▸ **Given task**
Restate the whole listing word for word. Pictures are left out.

Start of Source material

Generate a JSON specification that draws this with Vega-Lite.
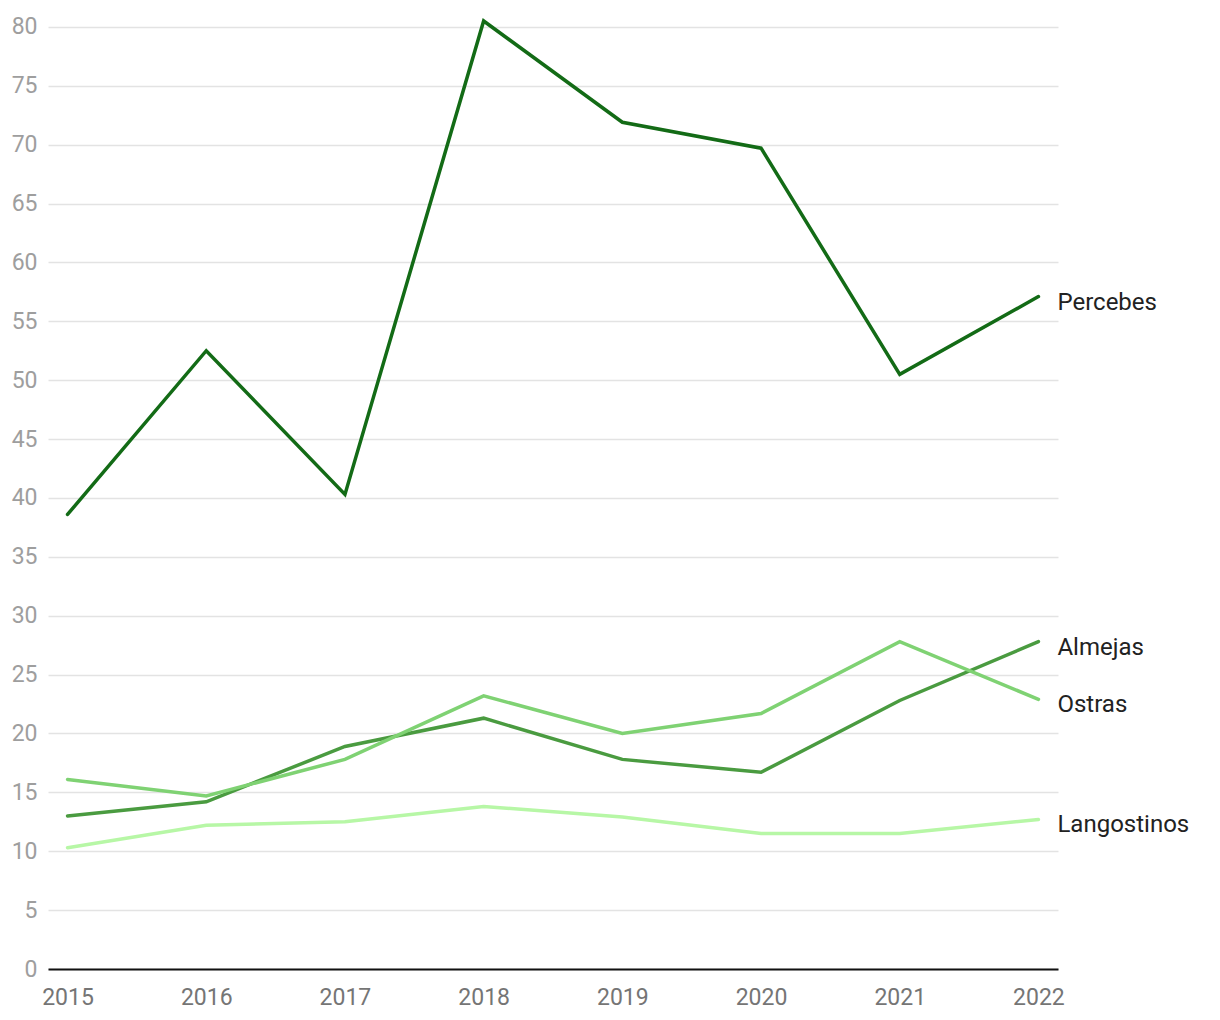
{
  "$schema": "https://vega.github.io/schema/vega-lite/v6.json",
  "width": 1010,
  "height": 948,
  "autosize": {"type": "none"},
  "padding": {"left": 48, "top": 21, "right": 162, "bottom": 51},
  "background": "white",
  "config": {"view": {"stroke": null}, "font": "Roboto"},
  "data": {
    "values": [
      {"year": "2015", "species": "Percebes", "value": 38.6},
      {"year": "2016", "species": "Percebes", "value": 52.5},
      {"year": "2017", "species": "Percebes", "value": 40.3},
      {"year": "2018", "species": "Percebes", "value": 80.5},
      {"year": "2019", "species": "Percebes", "value": 71.9},
      {"year": "2020", "species": "Percebes", "value": 69.7},
      {"year": "2021", "species": "Percebes", "value": 50.5},
      {"year": "2022", "species": "Percebes", "value": 57.1},
      {"year": "2015", "species": "Almejas", "value": 13.0},
      {"year": "2016", "species": "Almejas", "value": 14.2},
      {"year": "2017", "species": "Almejas", "value": 18.9},
      {"year": "2018", "species": "Almejas", "value": 21.3},
      {"year": "2019", "species": "Almejas", "value": 17.8},
      {"year": "2020", "species": "Almejas", "value": 16.7},
      {"year": "2021", "species": "Almejas", "value": 22.8},
      {"year": "2022", "species": "Almejas", "value": 27.8},
      {"year": "2015", "species": "Ostras", "value": 16.1},
      {"year": "2016", "species": "Ostras", "value": 14.7},
      {"year": "2017", "species": "Ostras", "value": 17.8},
      {"year": "2018", "species": "Ostras", "value": 23.2},
      {"year": "2019", "species": "Ostras", "value": 20.0},
      {"year": "2020", "species": "Ostras", "value": 21.7},
      {"year": "2021", "species": "Ostras", "value": 27.8},
      {"year": "2022", "species": "Ostras", "value": 22.9},
      {"year": "2015", "species": "Langostinos", "value": 10.3},
      {"year": "2016", "species": "Langostinos", "value": 12.2},
      {"year": "2017", "species": "Langostinos", "value": 12.5},
      {"year": "2018", "species": "Langostinos", "value": 13.8},
      {"year": "2019", "species": "Langostinos", "value": 12.9},
      {"year": "2020", "species": "Langostinos", "value": 11.5},
      {"year": "2021", "species": "Langostinos", "value": 11.5},
      {"year": "2022", "species": "Langostinos", "value": 12.7}
    ]
  },
  "encoding": {
    "x": {
      "field": "year",
      "type": "ordinal",
      "scale": {"type": "point", "padding": 0.141},
      "axis": {
        "title": null,
        "labelAngle": 0,
        "labelFont": "Roboto",
        "labelFontSize": 23,
        "labelColor": "#757575",
        "labelPadding": 17,
        "ticks": false,
        "domainColor": "#111111",
        "domainWidth": 2,
        "grid": false
      }
    },
    "y": {
      "field": "value",
      "type": "quantitative",
      "scale": {"domain": [0, 80.5], "nice": false, "zero": true},
      "axis": {
        "title": null,
        "values": [0, 5, 10, 15, 20, 25, 30, 35, 40, 45, 50, 55, 60, 65, 70, 75, 80],
        "labelFont": "Roboto",
        "labelFontSize": 23,
        "labelColor": "#9e9e9e",
        "labelPadding": 11,
        "ticks": false,
        "domain": false,
        "grid": true,
        "gridColor": "#e3e3e3",
        "gridWidth": 1.5
      }
    },
    "color": {
      "field": "species",
      "type": "nominal",
      "scale": {
        "domain": ["Percebes", "Almejas", "Ostras", "Langostinos"],
        "range": ["#136b16", "#4a9b40", "#7fd273", "#b7f7a6"]
      },
      "legend": null
    }
  },
  "layer": [
    {
      "mark": {"type": "line", "strokeWidth": 3.5, "strokeCap": "round", "strokeJoin": "miter"}
    },
    {
      "transform": [{"filter": "datum.year == '2022'"}],
      "mark": {
        "type": "text",
        "align": "left",
        "baseline": "middle",
        "dx": 19,
        "dy": 6,
        "font": "Roboto",
        "fontSize": 24,
        "color": "#222222"
      },
      "encoding": {
        "text": {"field": "species"},
        "color": {"value": "#222222"}
      }
    }
  ]
}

End of Source material

▸ **Reply to the exercise**
Generate a JSON specification that draws this with Vega-Lite.
{
  "$schema": "https://vega.github.io/schema/vega-lite/v6.json",
  "width": 1010,
  "height": 948,
  "autosize": {"type": "none"},
  "padding": {"left": 48, "top": 21, "right": 162, "bottom": 51},
  "background": "white",
  "config": {"view": {"stroke": null}, "font": "Roboto"},
  "data": {
    "values": [
      {"year": "2015", "species": "Percebes", "value": 38.6},
      {"year": "2016", "species": "Percebes", "value": 52.5},
      {"year": "2017", "species": "Percebes", "value": 40.3},
      {"year": "2018", "species": "Percebes", "value": 80.5},
      {"year": "2019", "species": "Percebes", "value": 71.9},
      {"year": "2020", "species": "Percebes", "value": 69.7},
      {"year": "2021", "species": "Percebes", "value": 50.5},
      {"year": "2022", "species": "Percebes", "value": 57.1},
      {"year": "2015", "species": "Almejas", "value": 13.0},
      {"year": "2016", "species": "Almejas", "value": 14.2},
      {"year": "2017", "species": "Almejas", "value": 18.9},
      {"year": "2018", "species": "Almejas", "value": 21.3},
      {"year": "2019", "species": "Almejas", "value": 17.8},
      {"year": "2020", "species": "Almejas", "value": 16.7},
      {"year": "2021", "species": "Almejas", "value": 22.8},
      {"year": "2022", "species": "Almejas", "value": 27.8},
      {"year": "2015", "species": "Ostras", "value": 16.1},
      {"year": "2016", "species": "Ostras", "value": 14.7},
      {"year": "2017", "species": "Ostras", "value": 17.8},
      {"year": "2018", "species": "Ostras", "value": 23.2},
      {"year": "2019", "species": "Ostras", "value": 20.0},
      {"year": "2020", "species": "Ostras", "value": 21.7},
      {"year": "2021", "species": "Ostras", "value": 27.8},
      {"year": "2022", "species": "Ostras", "value": 22.9},
      {"year": "2015", "species": "Langostinos", "value": 10.3},
      {"year": "2016", "species": "Langostinos", "value": 12.2},
      {"year": "2017", "species": "Langostinos", "value": 12.5},
      {"year": "2018", "species": "Langostinos", "value": 13.8},
      {"year": "2019", "species": "Langostinos", "value": 12.9},
      {"year": "2020", "species": "Langostinos", "value": 11.5},
      {"year": "2021", "species": "Langostinos", "value": 11.5},
      {"year": "2022", "species": "Langostinos", "value": 12.7}
    ]
  },
  "encoding": {
    "x": {
      "field": "year",
      "type": "ordinal",
      "scale": {"type": "point", "padding": 0.141},
      "axis": {
        "title": null,
        "labelAngle": 0,
        "labelFont": "Roboto",
        "labelFontSize": 23,
        "labelColor": "#757575",
        "labelPadding": 17,
        "ticks": false,
        "domainColor": "#111111",
        "domainWidth": 2,
        "grid": false
      }
    },
    "y": {
      "field": "value",
      "type": "quantitative",
      "scale": {"domain": [0, 80.5], "nice": false, "zero": true},
      "axis": {
        "title": null,
        "values": [0, 5, 10, 15, 20, 25, 30, 35, 40, 45, 50, 55, 60, 65, 70, 75, 80],
        "labelFont": "Roboto",
        "labelFontSize": 23,
        "labelColor": "#9e9e9e",
        "labelPadding": 11,
        "ticks": false,
        "domain": false,
        "grid": true,
        "gridColor": "#e3e3e3",
        "gridWidth": 1.5
      }
    },
    "color": {
      "field": "species",
      "type": "nominal",
      "scale": {
        "domain": ["Percebes", "Almejas", "Ostras", "Langostinos"],
        "range": ["#136b16", "#4a9b40", "#7fd273", "#b7f7a6"]
      },
      "legend": null
    }
  },
  "layer": [
    {
      "mark": {"type": "line", "strokeWidth": 3.5, "strokeCap": "round", "strokeJoin": "miter"}
    },
    {
      "transform": [{"filter": "datum.year == '2022'"}],
      "mark": {
        "type": "text",
        "align": "left",
        "baseline": "middle",
        "dx": 19,
        "dy": 6,
        "font": "Roboto",
        "fontSize": 24,
        "color": "#222222"
      },
      "encoding": {
        "text": {"field": "species"},
        "color": {"value": "#222222"}
      }
    }
  ]
}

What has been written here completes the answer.